» AVAILABLE DATA
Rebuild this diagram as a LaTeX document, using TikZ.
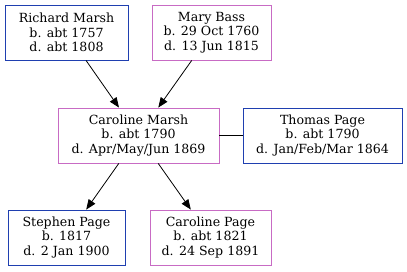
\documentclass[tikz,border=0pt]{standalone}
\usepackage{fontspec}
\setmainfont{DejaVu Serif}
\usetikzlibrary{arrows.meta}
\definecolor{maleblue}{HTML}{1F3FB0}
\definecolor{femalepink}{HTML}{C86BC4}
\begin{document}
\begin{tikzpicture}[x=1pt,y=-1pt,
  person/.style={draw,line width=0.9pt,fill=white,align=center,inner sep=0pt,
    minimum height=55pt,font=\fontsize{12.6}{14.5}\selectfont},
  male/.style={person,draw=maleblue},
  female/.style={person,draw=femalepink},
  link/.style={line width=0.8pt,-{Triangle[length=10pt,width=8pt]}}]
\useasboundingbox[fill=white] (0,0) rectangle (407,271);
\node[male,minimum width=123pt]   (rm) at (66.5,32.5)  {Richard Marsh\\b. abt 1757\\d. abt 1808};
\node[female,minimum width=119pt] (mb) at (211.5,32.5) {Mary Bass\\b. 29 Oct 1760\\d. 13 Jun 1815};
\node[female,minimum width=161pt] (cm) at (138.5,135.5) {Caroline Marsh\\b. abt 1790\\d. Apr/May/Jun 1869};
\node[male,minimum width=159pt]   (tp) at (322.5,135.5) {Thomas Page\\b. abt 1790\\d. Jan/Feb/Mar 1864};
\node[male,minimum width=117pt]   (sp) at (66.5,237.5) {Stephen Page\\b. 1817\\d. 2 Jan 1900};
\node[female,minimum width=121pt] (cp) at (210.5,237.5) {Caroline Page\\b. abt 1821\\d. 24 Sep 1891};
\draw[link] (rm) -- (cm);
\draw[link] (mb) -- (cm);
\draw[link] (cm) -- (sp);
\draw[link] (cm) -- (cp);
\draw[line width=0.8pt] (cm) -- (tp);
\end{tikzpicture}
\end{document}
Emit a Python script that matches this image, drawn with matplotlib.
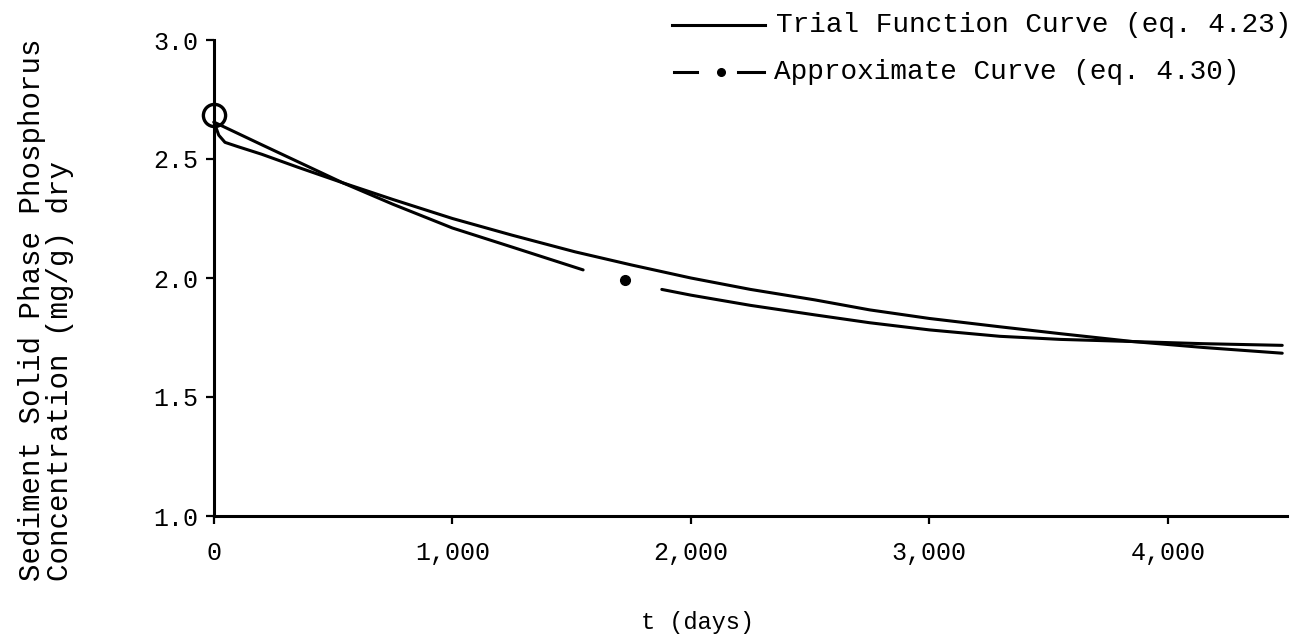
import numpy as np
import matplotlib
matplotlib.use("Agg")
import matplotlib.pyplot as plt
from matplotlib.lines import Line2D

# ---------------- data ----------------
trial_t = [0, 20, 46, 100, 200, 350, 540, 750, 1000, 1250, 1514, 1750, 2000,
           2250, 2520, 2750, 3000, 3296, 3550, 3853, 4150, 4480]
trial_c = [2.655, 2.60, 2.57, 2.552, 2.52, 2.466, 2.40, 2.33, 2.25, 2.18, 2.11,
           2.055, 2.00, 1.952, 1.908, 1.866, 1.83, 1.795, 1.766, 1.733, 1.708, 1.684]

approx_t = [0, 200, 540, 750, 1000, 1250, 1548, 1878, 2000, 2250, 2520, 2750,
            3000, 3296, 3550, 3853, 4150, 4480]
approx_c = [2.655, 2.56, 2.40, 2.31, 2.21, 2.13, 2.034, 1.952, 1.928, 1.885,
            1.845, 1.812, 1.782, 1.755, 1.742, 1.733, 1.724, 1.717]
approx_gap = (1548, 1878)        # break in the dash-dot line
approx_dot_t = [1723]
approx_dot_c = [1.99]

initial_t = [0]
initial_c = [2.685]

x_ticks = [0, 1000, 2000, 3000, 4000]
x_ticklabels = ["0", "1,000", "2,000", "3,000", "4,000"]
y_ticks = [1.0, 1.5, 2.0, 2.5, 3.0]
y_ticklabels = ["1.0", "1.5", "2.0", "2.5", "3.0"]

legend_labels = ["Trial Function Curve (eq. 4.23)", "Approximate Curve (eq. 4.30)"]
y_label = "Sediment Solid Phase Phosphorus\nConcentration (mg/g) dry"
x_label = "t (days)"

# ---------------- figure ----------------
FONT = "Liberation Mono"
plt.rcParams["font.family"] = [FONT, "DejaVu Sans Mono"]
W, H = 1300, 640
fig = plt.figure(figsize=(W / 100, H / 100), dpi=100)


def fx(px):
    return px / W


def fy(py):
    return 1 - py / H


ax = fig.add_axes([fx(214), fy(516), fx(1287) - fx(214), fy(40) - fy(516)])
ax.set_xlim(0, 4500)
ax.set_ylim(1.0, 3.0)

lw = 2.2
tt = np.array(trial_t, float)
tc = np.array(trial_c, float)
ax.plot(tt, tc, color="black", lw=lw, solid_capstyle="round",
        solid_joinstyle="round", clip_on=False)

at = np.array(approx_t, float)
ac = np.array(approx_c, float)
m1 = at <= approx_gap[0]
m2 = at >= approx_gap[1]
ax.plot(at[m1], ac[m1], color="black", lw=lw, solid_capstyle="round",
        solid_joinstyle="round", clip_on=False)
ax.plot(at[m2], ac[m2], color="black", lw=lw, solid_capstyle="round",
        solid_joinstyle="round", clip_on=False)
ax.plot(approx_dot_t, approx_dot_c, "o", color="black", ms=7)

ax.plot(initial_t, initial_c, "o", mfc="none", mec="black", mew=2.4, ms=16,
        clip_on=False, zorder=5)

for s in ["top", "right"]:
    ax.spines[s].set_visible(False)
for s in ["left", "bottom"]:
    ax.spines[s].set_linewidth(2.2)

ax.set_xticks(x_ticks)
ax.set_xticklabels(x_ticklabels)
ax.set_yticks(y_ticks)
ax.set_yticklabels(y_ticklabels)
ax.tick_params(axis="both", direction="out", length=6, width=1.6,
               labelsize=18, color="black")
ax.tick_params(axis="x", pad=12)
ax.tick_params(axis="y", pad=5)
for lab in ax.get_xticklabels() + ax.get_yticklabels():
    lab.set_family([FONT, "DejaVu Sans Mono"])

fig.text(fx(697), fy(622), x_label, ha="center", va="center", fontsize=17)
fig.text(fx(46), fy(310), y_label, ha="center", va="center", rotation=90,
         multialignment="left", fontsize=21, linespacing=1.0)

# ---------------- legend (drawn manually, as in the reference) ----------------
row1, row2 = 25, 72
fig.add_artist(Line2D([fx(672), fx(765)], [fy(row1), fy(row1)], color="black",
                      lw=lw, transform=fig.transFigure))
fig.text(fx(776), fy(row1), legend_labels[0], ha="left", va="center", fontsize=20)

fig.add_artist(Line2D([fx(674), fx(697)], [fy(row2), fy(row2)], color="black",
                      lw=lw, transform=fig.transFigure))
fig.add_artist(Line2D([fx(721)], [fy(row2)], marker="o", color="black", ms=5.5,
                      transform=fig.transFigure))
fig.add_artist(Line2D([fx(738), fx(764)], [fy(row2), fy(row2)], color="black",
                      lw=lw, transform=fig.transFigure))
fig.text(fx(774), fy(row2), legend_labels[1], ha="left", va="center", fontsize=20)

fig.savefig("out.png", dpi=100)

» WHAT TO DO
In the entries above, find each line with the word "matplotlib" and copy it.

» REPLY TO THE EXERCISE
Emit a Python script that matches this image, drawn with matplotlib.
import matplotlib
matplotlib.use("Agg")
import matplotlib.pyplot as plt
from matplotlib.lines import Line2D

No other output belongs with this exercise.